本設問ではDさんが「長期に入院していた事」「入院生活を通して無気力状態となった事」などがキーワードとなります。これらの当てはまる症状について考えていきましょう。

選択肢1. 施設症

〇 施設症は、施設症候群などとも呼ばれ、長期間外部との関わりを遮断された事で、生きる意味を見出せず、無気力な状態に陥る事などを言います。外部との関わりを遮断されやすい精神病院などの患者によく見られる症状です。

Dさんは長期の入院生活や、変化のない環境での生活がきっかけに無気力状態となり、退院するまでに強い不安を感じたと書かれており、施設症の症状に合致しています。

選択肢2. 施設コンフリクト

✕ 施設コンフリクトとは、地域にゴミ処理場や福祉施設などを作ろうとする時に生じる摩擦の事を言います。
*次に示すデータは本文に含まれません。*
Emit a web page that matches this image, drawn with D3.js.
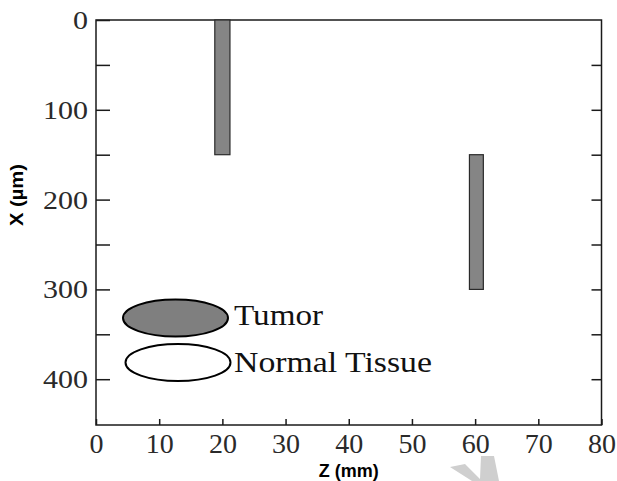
<!DOCTYPE html>
<html>
<head>
<meta charset="utf-8">
<script src="https://cdn.jsdelivr.net/npm/d3@7"></script>
<style>
  html, body { margin: 0; padding: 0; background: #fff; }
  svg { display: block; }
</style>
</head>
<body>
<svg id="chart" width="617" height="481"></svg>
<script>
// ---- data ----
const zTicks = [0, 10, 20, 30, 40, 50, 60, 70, 80];
const xTicks = [0, 50, 100, 150, 200, 250, 300, 350, 400];
const xTickLabels = ["0", "", "100", "", "200", "", "300", "", "400"];
const barZStart = [18.8, 59.1];
const barZEnd = [21.2, 61.3];
const barXStart = [0, 150];
const barXEnd = [150, 300];
const legendLabels = ["Tumor", "Normal Tissue"];
const legendFills = ["#7f7f7f", "#ffffff"];

(function () {
// ---- layout ----
const svg = d3.select("#chart");
const pLeft = 96, pRight = 601.5, pTop = 20, pBottom = 425;
const x = d3.scaleLinear().domain([0, 80]).range([pLeft, pRight]);
const y = d3.scaleLinear().domain([0, 451]).range([pTop, pBottom]);
const serif = '"Liberation Serif"';
const sans = '"Liberation Sans"';
const axisColor = "#1a1a1a";

// frame
svg.append("rect")
  .attr("x", pLeft).attr("y", pTop)
  .attr("width", pRight - pLeft).attr("height", pBottom - pTop)
  .attr("fill", "none").attr("stroke", axisColor).attr("stroke-width", 1.5);

// bars
svg.append("g").selectAll("rect")
  .data(barZStart.map((d, i) => i))
  .join("rect")
  .attr("x", i => x(barZStart[i]))
  .attr("width", i => x(barZEnd[i]) - x(barZStart[i]))
  .attr("y", i => y(barXStart[i]))
  .attr("height", i => y(barXEnd[i]) - y(barXStart[i]))
  .attr("fill", "#858585")
  .attr("stroke", "#2a2a2a")
  .attr("stroke-width", 1.2);

// left axis
const gL = svg.append("g").attr("transform", `translate(${pLeft},0)`)
  .call(d3.axisLeft(y).tickValues(xTicks)
    .tickFormat((d, i) => xTickLabels[i]).tickSize(-14).tickPadding(8));
gL.attr("font-family", serif).attr("font-size", 25);
gL.select(".domain").remove();
gL.selectAll(".tick line").attr("stroke", axisColor).attr("stroke-width", 1.5);
gL.selectAll(".tick text")
  .attr("fill", "#2a2a2a")
  .attr("dy", "0.34em")
  .each(function() {
    const t = d3.select(this).text();
    if (t.length) d3.select(this).attr("textLength", t.length * 15)
      .attr("lengthAdjust", "spacingAndGlyphs");
  });

// right axis ticks
const gR = svg.append("g").attr("transform", `translate(${pRight},0)`)
  .call(d3.axisRight(y).tickValues(xTicks.filter(d => d > 0))
    .tickFormat("").tickSize(-10));
gR.select(".domain").remove();
gR.selectAll(".tick line").attr("stroke", axisColor).attr("stroke-width", 1.5);

// bottom axis
const gB = svg.append("g").attr("transform", `translate(0,${pBottom})`)
  .call(d3.axisBottom(x).tickValues(zTicks).tickSize(-6).tickPadding(8));
gB.attr("font-family", serif).attr("font-size", 28);
gB.select(".domain").remove();
gB.selectAll(".tick line").attr("stroke", axisColor).attr("stroke-width", 1.5);
gB.selectAll(".tick text").attr("fill", "#2a2a2a");

// axis titles
svg.append("text")
  .attr("x", x(40)).attr("y", 477)
  .attr("text-anchor", "middle")
  .attr("font-family", sans).attr("font-weight", "bold").attr("font-size", 18)
  .attr("fill", "#000")
  .text("Z (mm)");

svg.append("text")
  .attr("transform", "translate(23,195) rotate(-90)")
  .attr("text-anchor", "middle")
  .attr("font-family", sans).attr("font-weight", "bold").attr("font-size", 18)
  .attr("textLength", 62).attr("lengthAdjust", "spacingAndGlyphs")
  .attr("fill", "#000")
  .text("X (\u00b5m)");

// legend
const legendCx = [175.5, 178];
const legendCy = [318, 362.5];
const legendTextY = [325, 372];
const legendTextW = [89, 198];
const lg = svg.append("g");
legendLabels.forEach((lab, i) => {
  lg.append("ellipse")
    .attr("cx", legendCx[i]).attr("cy", legendCy[i])
    .attr("rx", 52.5).attr("ry", 18.5)
    .attr("fill", legendFills[i])
    .attr("stroke", "#000").attr("stroke-width", 2);
  lg.append("text")
    .attr("x", 234).attr("y", legendTextY[i])
    .attr("font-family", serif).attr("font-size", 29)
    .attr("fill", "#111")
    .attr("textLength", legendTextW[i]).attr("lengthAdjust", "spacingAndGlyphs")
    .text(lab);
});

// watermark fragment at bottom
svg.append("path")
  .attr("d", "M450,467 L465,464 L480,479 L481,456 L494,456 L499,481 L472,481 Z")
  .attr("fill", "#cfcfcf");
})();
</script>
</body>
</html>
施設やゴミ処理場等を建設する事で、自分達にとって不利益な現象が起きる事を懸念した地域住民が反対運動を起こす事などがあります。建設を進めたい事業所側と地域住民とで摩擦が起こり、計画が予定通り進まない事などもあります。

本事例ではDさんが誰かと衝突しているような内容は書かれておらず、不適切です。

選択肢3. トラウマ

✕ トラウマとは、普段の生活では体験する事がないようなストレスがかかる体験(命の危険を感じる体験等)をした事をきっかけに、日常生活に支障をきたすような精神的な苦痛を感じる事を言います。

Dさんは入院が長期化したという描写がありますが、命の危機を感じたような描写はありませんので、不適切です。

選択肢4. スティグマ

✕ スティグマとは、特定の事象を持った人達に対して、周囲の人から根拠なく差別を受けるなど、不当な扱いを受ける事を言います。

Dさんは特に差別を受けているような描写はありませんので、不適切です。

選択肢5. 回転ドア現象

✕ 回転ドア現象とは、病院への入院と退院が短期間に繰り返されてしまう事を言います。

Dさんは同じ病院に長期間入院していたと書かれているため、不適切です。